In 2013, the Tampa Bay Times published "Failure Factories," a devastating investigation into five elementary schools where test scores had plummeted and students were systematically failed by district neglect. The series won a Pulitzer Prize. But what happened next matters more than the award.

Within months, the Florida legislature allocated millions in emergency funding. Teachers were retrained. Administrators were replaced. Four years later, follow-up reporting showed measurable improvements in student performance. The story didn't just reveal a problem—it fixed one.

This is the accountability reporting model at work: investigative journalism designed not merely to expose but to transform. Most exposés generate outrage, then fade. The stories that produce lasting change follow a different playbook—one built on persistence, strategic relationships, and rigorous documentation of impact.

Follow-Up Persistence

The initial investigation gets the attention. The follow-up coverage gets the results.

When the Boston Globe's Spotlight team exposed clergy sexual abuse in 2002, the immediate impact was significant. But the team didn't stop publishing. They ran hundreds of follow-up stories over years, tracking how dioceses responded, which bishops were held accountable, and where cover-ups continued. This sustained pressure—not the initial revelation—drove lasting institutional change in the Catholic Church.

Effective accountability journalism treats publication as a beginning, not an ending. Reporters build what investigative editor Mark Rochester calls "pressure calendars"—schedules of follow-up stories timed to coincide with legislative sessions, budget cycles, or anniversary dates when public attention naturally returns. Each story reignites the original findings and measures what has—or hasn't—changed.

The technique works because institutions count on public attention spans being short. A single damaging story can be weathered through silence and delay. Sustained coverage makes that strategy impossible. Officials who might otherwise stall are forced to act because they know journalists will return, asking the same uncomfortable questions, with updated evidence of inaction.

Takeaway

The first story creates awareness. The fifth story creates change. Institutional reform happens when those in power realize the scrutiny won't stop.

Coalition Building

Journalists don't advocate. But smart reporters understand that their findings exist within ecosystems of potential action.

When ProPublica investigated the predatory practices of debt collection courts, their reporting alone couldn't change laws. But their findings reached reformers already working on the issue—legal aid attorneys, consumer advocates, and sympathetic legislators who needed evidence to justify action. The journalism provided ammunition that these advocates could deploy.
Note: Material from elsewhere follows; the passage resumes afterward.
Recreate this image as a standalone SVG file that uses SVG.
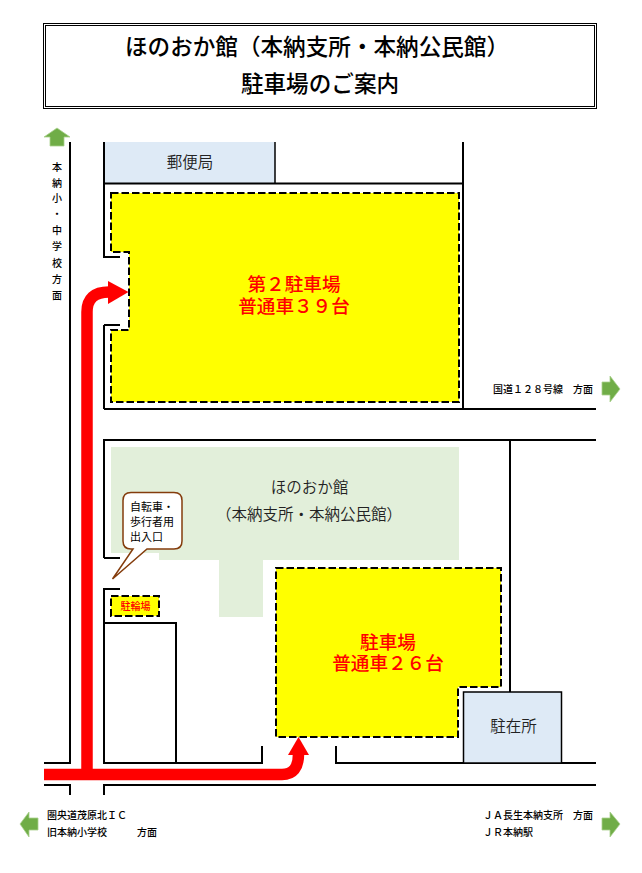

This isn't collaboration in the compromising sense. Reporters maintain independence, verify their own facts, and draw their own conclusions. But they recognize that investigative findings have different pathways to impact. Some stories trigger regulatory action. Others empower lawsuits. Still others provide political cover for officials who want to act but need public justification.

Experienced investigative journalists think strategically about these pathways before publication. They understand which oversight bodies have jurisdiction, which advocacy groups are positioned to respond, and which political dynamics might convert exposure into legislation. This awareness doesn't shape what reporters find—it shapes how findings are framed and distributed for maximum accountability effect.

Takeaway

Journalism reveals. Advocates mobilize. Legislators act. Understanding this chain of accountability helps reporters position their work where it can actually produce change.

Impact Documentation

If journalism creates change but no one tracks it, did the change really happen?

Leading investigative newsrooms now systematically document their impact—not for self-promotion, but for survival. In an era when news organizations face constant pressure to justify their value, demonstrating concrete results transforms abstract claims about democratic accountability into measurable outcomes.

The New York Times maintains internal records of policy changes, firings, resignations, investigations, and legislation traceable to their reporting. ProPublica publishes "Nerd Guides" explaining how their stories produced specific reforms. These practices serve multiple functions: they inform editorial decisions about which investigative projects deserve resources, they provide institutional memory that shapes future coverage, and they make the case to funders and readers that investigative journalism works.

But impact documentation also feeds back into reporting itself. When journalists can show that a previous investigation led to concrete reform, sources become more willing to talk. Whistleblowers see evidence that their risks might produce results. The documented track record of accountability becomes a tool for future accountability work.

Takeaway

Tracking what changes after publication isn't vanity—it's infrastructure. Demonstrated impact builds the institutional credibility that makes future investigations possible.

The best investigative journalism doesn't just uncover wrongdoing—it creates conditions where wrongdoing becomes harder to sustain.

This requires thinking beyond the story. Persistence that outlasts the news cycle. Strategic awareness of who can act on findings. Rigorous documentation of what actually changes. These practices transform journalism from episodic revelation into systematic accountability.

The model isn't universal. Some stories matter simply for what they reveal, regardless of policy outcome. But for journalists aiming to produce measurable change, the playbook is clear: the investigation is the beginning, not the end.